Hexagonal Warping Control of Exceptional Points in Topological Insulator--Ferromagnetic Heterojunctions
Md Afsar Reja, Awadhesh Narayan
TL;DR
The paper addresses how hexagonal warping of topological_insulator surface states influences non-Hermitian exceptional points at TI–FM interfaces and shows that an in-plane magnetic field can tune both the number and positions of these EPs. By deriving an effective NH Hamiltonian that includes lead-induced self-energy and expressing it as $\tilde H = \epsilon_0 + \mathbf{d}\cdot\boldsymbol{\sigma}$, the authors derive EP conditions from $\mathbf{d}_R^2 = \mathbf{d}_I^2$ and $\mathbf{d}_R\cdot\mathbf{d}_I = 0$, obtaining six EPs arranged in a hexagonal pattern whose locations are independent of the warping strength $\lambda$. The magnetic field drives EPs, annihilating four at $B_c = \sqrt{\frac{4}{3}}\gamma$ and leaving two along $k_x = 0$ for larger fields, with hexagonal symmetry broken by the field.
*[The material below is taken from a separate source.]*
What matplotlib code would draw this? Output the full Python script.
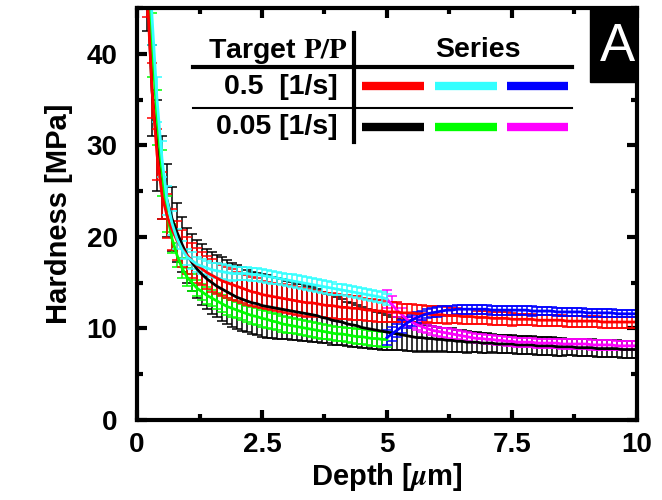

When $\lambda=0$ an exceptional ring forms, but finite $\lambda$ fragments this ring into six robust EPs at hexagon vertices, with stronger warping sharpening the phase rigidity features. This work establishes TI–FM heterostructures with hexagonally warped TI surface states as a realistic and tunable platform for exploring non-Hermitian degeneracies in condensed matter systems, with Bi$_2$Te$_3$-based realizations and gating/doping providing experimental handles.
Abstract
Exceptional points (EPs) are non-Hermitian degeneracies, where both eigenvalues and eigenvectors coalesce, which are fundamentally distinct from their Hermitian counterparts. In this study, we investigate the influence of hexagonal warping on EPs emerging at the interfaces between topological insulators and ferromagnets. We demonstrate that the presence of the warping term plays a crucial role in determining the locations of the EPs. Furthermore, we show that the number as well as the positions of EPs emerging at such junctions can be tuned by an applied magnetic field. Our results establish a realistic and experimentally accessible platform for exploring non-Hermitian physics in topological insulator-ferromagnet junctions.